But in a nut shell 1/2" pex CAN carry 15000 BTUS at 1.5 GPM 20* DT. Half that at a 10* DT.
If you are going to run 3 loops off of the same manifold then you should make it the size that can deliver enough max BTUs of the 3 loops combined so 45000 btus. 3/4" copper pipe can deliver 43000 BTUs at 4.3 GPM. 1" can deliver 88000 BTUs at 8.8 GPM. This would be at 20* DT. Again half those carrying capacities for a 10* DT. That is also for type M copper. Type L drops those numbers.
The problem with the 3/4" pipe size is potential GPM delivery. IF YOU NEED the full 15000 btus in each loop that would require a flow rate of 1.5 gpm each, for a total of 4.5 gpm. The 3/4" maxes out at 4.3 gpm.
Again these are max flow rates to avoid velocity noise, and pipe erosion. Chances are you will not need near that. The only way to tell is through a heatloss. With out it everything is a guess.
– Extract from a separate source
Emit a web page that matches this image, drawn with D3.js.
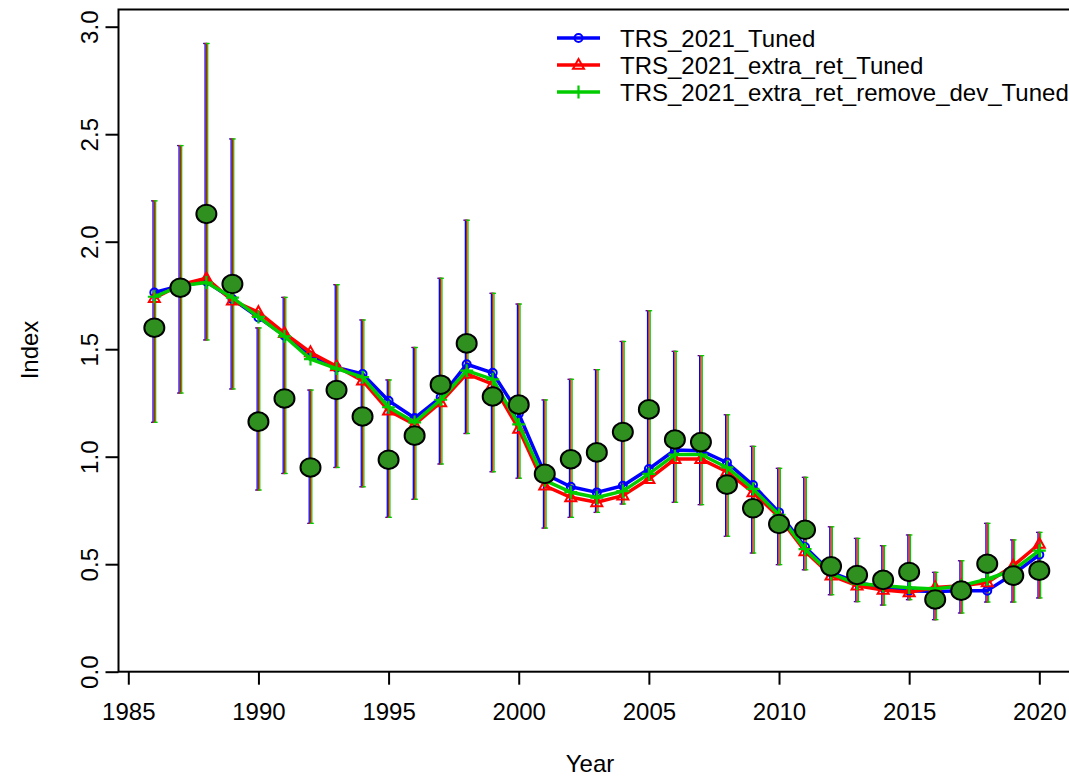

Also unless you have short supply leaders to the loops they may be a little long for 1/2' pex. Long loops require bigger pumps because there is more friction losses to over come.
Gordy0 -
He Should Be Running
a 10 degree delta-t based on his application. I hate it when I see a I'll just run tubing to equal the square footage. It tells me no heat loss, no looking at solar or any internal heat gain. It also tells me low budget or internet shopper.
No personal dig to the poster just fits the hundreds of similar profiles I've come across.There was an error rendering this rich post.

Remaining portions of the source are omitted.